L’esercito ucraino è entrato a Kherson, capoluogo della strategica regione meridionale occupata dai russi nelle prime fase dell’offensiva. Le forze di Mosca si sono ritirate a Est, sulla riva sinistra del fiume Dnepr, in un’altra dura battuta d’arresto per la cosiddetta operazione speciale, a quasi nove mesi dal suo inizio. «Kherson sta tornando al controllo ucraino, unità delle forze armate ucraine stanno entrando in città», ha annunciato su Facebook il ministero della Difesa di Kiev, chiedendo ai soldati russi rimasti nell’area di «arrendersi immediatamente». Il capo della diplomazia ucraina, Dmytro Kuleba, ha salutato «un’importante vittoria» e ha pubblicato sulle reti sociali un video che mostra, a sua detta, i residenti della località di Bilozerka, a pochi chilometri dal capoluogo, intenti a distruggere un gigantesco manifesto che proclama: «La Russia è qui per sempre». Il parlamento ucraino, la Verkhovna Rada, da parte sua, ha diffuso su Telegram foto di civili che sventolavano bandiere ucraine a Kherson, conquistata a metà marzo dai russi, per i quali era un obiettivo di importanza primaria alla luce della prossimità con la Crimea. Secondo l’esercito russo, sono più di 30 mila i militari di Mosca che hanno ripiegato sulla sponda orientale del Dnepr. È la terza ritirata in ordine di grandezza dall’inizio dell’invasione, dopo la rinuncia alla conquista di Kiev in primavera e l’abbandono quasi totale dei territori conquistati nell’Oblast di Kharkiv lo scorso settembre. Venerdì scorso il ministero della Difesa russo aveva annunciato di aver completato il «riposizionamento» delle sue unità dalla sponda occidentale del fiume, dove si trova Kherson, a quella orientale, assicurando di non aver subito alcuna perdita e di non aver lasciato dietro equipaggiamento.
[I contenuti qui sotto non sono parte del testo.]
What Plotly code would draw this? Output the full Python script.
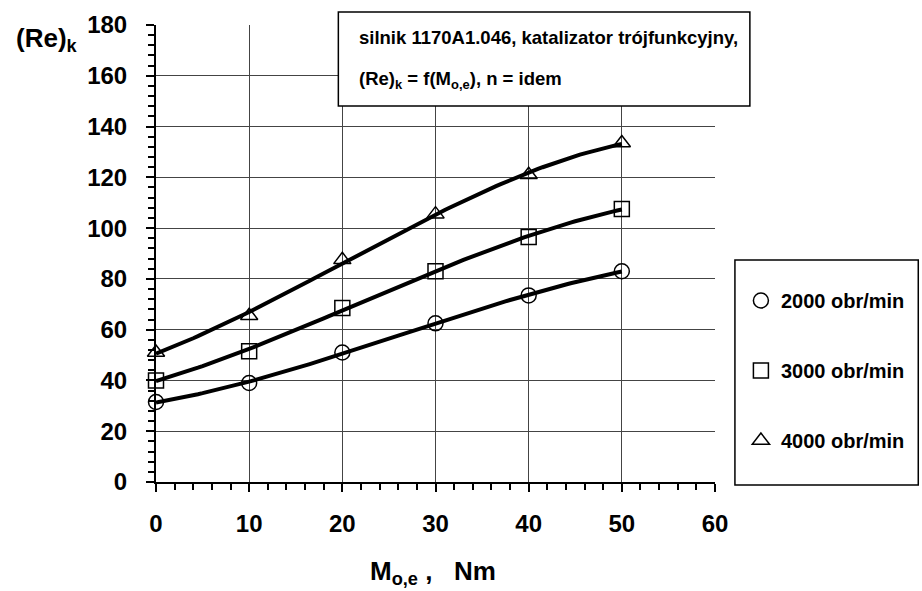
import numpy as np
import plotly.graph_objects as go

# ---- data ----
torque = [0, 10, 20, 30, 40, 50]                 # M_o,e [Nm]
re_2000 = [31.5, 39, 51, 62.5, 73.5, 83]
re_3000 = [40, 51.5, 68.5, 83, 96.5, 107.5]
re_4000 = [51, 65.5, 87.5, 105.5, 121, 133.5]
series_names = ["2000 obr/min", "3000 obr/min", "4000 obr/min"]
series_symbols = ["circle-open", "square-open", "triangle-up-open"]
x_ticks = [0, 10, 20, 30, 40, 50, 60]
y_ticks = [0, 20, 40, 60, 80, 100, 120, 140, 160, 180]

W, H = 922, 591
L, R, T, B = 156, 205, 25, 109
PW, PH = W - L - R, H - T - B


def px(x):
    return (x - L) / PW


def py(y):
    return (H - B - y) / PH


FONT = "Liberation Sans, Arial, sans-serif"

fig = go.Figure()

all_series = [re_2000, re_3000, re_4000]

# markers (drawn first so the trend lines lie on top of them)
for vals, name, sym in zip(all_series, series_names, series_symbols):
    fig.add_trace(go.Scatter(
        x=torque, y=vals, mode="markers", name=name,
        legendgroup=name,
        marker=dict(symbol=sym, size=15, color="black",
                    line=dict(color="black", width=1.5)),
        cliponaxis=False,
    ))

# polynomial trend lines (cubic fit, as in the spreadsheet original)
xs = np.linspace(min(torque), max(torque), 101)
for vals, name in zip(all_series, series_names):
    coef = np.polyfit(torque, vals, 3)
    fig.add_trace(go.Scatter(
        x=xs, y=np.polyval(coef, xs), mode="lines", showlegend=False,
        line=dict(color="black", width=4), hoverinfo="skip",
    ))

axis_common = dict(
    showline=True, linecolor="black", linewidth=2,
    ticks="outside", tickcolor="black", tickwidth=2, ticklen=8,
    showgrid=True, gridcolor="#444444", gridwidth=1,
    zeroline=False,
    tickfont=dict(family=FONT, size=24, color="black", weight="bold"),
)

fig.update_xaxes(
    range=[0, 60], tickvals=x_ticks, ticktext=[str(v) for v in x_ticks],
    ticklabelstandoff=11,
    minor=dict(dtick=2, ticks="outside", ticklen=6, tickcolor="black",
               tickwidth=2, showgrid=False),
    **axis_common,
)
fig.update_yaxes(
    range=[0, 180], tickvals=y_ticks, ticktext=[str(v) for v in y_ticks],
    ticklabelstandoff=14,
    minor=dict(dtick=4, ticks="outside", ticklen=6, tickcolor="black",
               tickwidth=2, showgrid=False),
    **axis_common,
)

shapes = [
    # title box
    dict(type="rect", xref="paper", yref="paper",
         x0=px(339), x1=px(752), y0=py(106), y1=py(12),
         fillcolor="white", line=dict(color="black", width=1.5), layer="above"),
    # legend box
    dict(type="rect", xref="paper", yref="paper",
         x0=px(737), x1=px(921), y0=py(485), y1=py(260),
         fillcolor="white", line=dict(color="black", width=1.5), layer="below"),
]

annotations = [
    dict(text="silnik 1170A1.046, katalizator trójfunkcyjny,",
         xref="paper", yref="paper", x=px(358), y=py(37),
         xanchor="left", yanchor="middle", showarrow=False,
         font=dict(family=FONT, size=18.5, color="black", weight="bold")),
    dict(text="(Re)<sub>k</sub> = f(M<sub>o,e</sub>), n = idem",
         xref="paper", yref="paper", x=px(358), y=py(80),
         xanchor="left", yanchor="middle", showarrow=False,
         font=dict(family=FONT, size=18.5, color="black", weight="bold")),
    dict(text="(Re)<sub>k</sub>",
         xref="paper", yref="paper", x=px(47), y=py(40),
         xanchor="center", yanchor="middle", showarrow=False,
         font=dict(family=FONT, size=26, color="black", weight="bold")),
    dict(text="M<sub>o,e</sub> ,\u00a0\u00a0 Nm",
         xref="paper", yref="paper", x=px(434), y=py(572),
         xanchor="center", yanchor="middle", showarrow=False,
         font=dict(family=FONT, size=26, color="black", weight="bold")),
]

fig.update_layout(
    width=W, height=H,
    margin=dict(l=L, r=R, t=T, b=B, pad=0),
    paper_bgcolor="white", plot_bgcolor="white",
    shapes=shapes, annotations=annotations,
    showlegend=True,
    legend=dict(
        x=px(743), y=py(281), xanchor="left", yanchor="top",
        bgcolor="rgba(0,0,0,0)", borderwidth=0,
        font=dict(family=FONT, size=20, color="black", weight="bold"),
        tracegroupgap=41, traceorder="grouped",
    ),
)

fig.write_html("out.html")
Kherson liberata, il Cremlino: "Il ritiro non è un'umiliazione"

Il Cremlino ha negato che il ritiro delle truppe russe da Kherson sia stata un’umiliazione per Mosca. Il portavoce del Cremlino, Dmitry Peskov, ha dichiarato che i territori abbandonati rimangono parte della Federazione, per via dei «referendum» svoltisi a fine settembre. Non c’è stata però la dura reazione che ci si poteva attendere da Mosca dopo la mobilitazione di circa 300mila riservisti per consolidare le linee in difficoltà e le minacciose allusioni al possibile ricorso ad armi nucleari. Anzi, gli alti comandi di Mosca sono stati espliciti nello spiegare che la marcia indietro ha avuto lo scopo di salvare i soldati sulla sponda occidentale, che rischiavano di restare intrappolati in una sacca alla mercé degli avversari. Le agenzie di stampa russe hanno mostrato filmati di convogli militari russi che lasciavano la città diretti verso il ponte Antonivsky, martellato per settimane dall’artiglieria ucraina, che ne ha reso impraticabile più di un tratto, sferrando un duro colpo alla già complicata logistica delle forze armate del Cremlino. Gli sforzi di Mosca appaiono ora concentrarsi sul Donbass, dove Mosca ha preso l’iniziativa nel settore di Bakhmut dopo aver subito per lungo tempo quella di Kiev. La conquista di questa città, sede di un fondamentale snodo autostradale, non è però ancora riuscita dopo mesi di tentativi, sostenuti dal contributo degli uomini di Wagner, il gruppo paramilitare di proprietà del potente oligarca Yevgeny Prigozhin. Non si fermano, nel frattempo, gli attacchi missilistici russi alle infrastrutture energetiche delle maggiori città ucraine. Nella notte un bombardamento ha colpito Mykolaiv, a centochilometri da Kherson, distruggendo un condominio di cinque piani e uccidendo sette persone che si trovavano nell’edificio. Il governatore della regione di Mykolaiv, Vitaliy Kim, ha parlato di «una risposta cinica dello Stato terrorista ai nostri successi al fronte».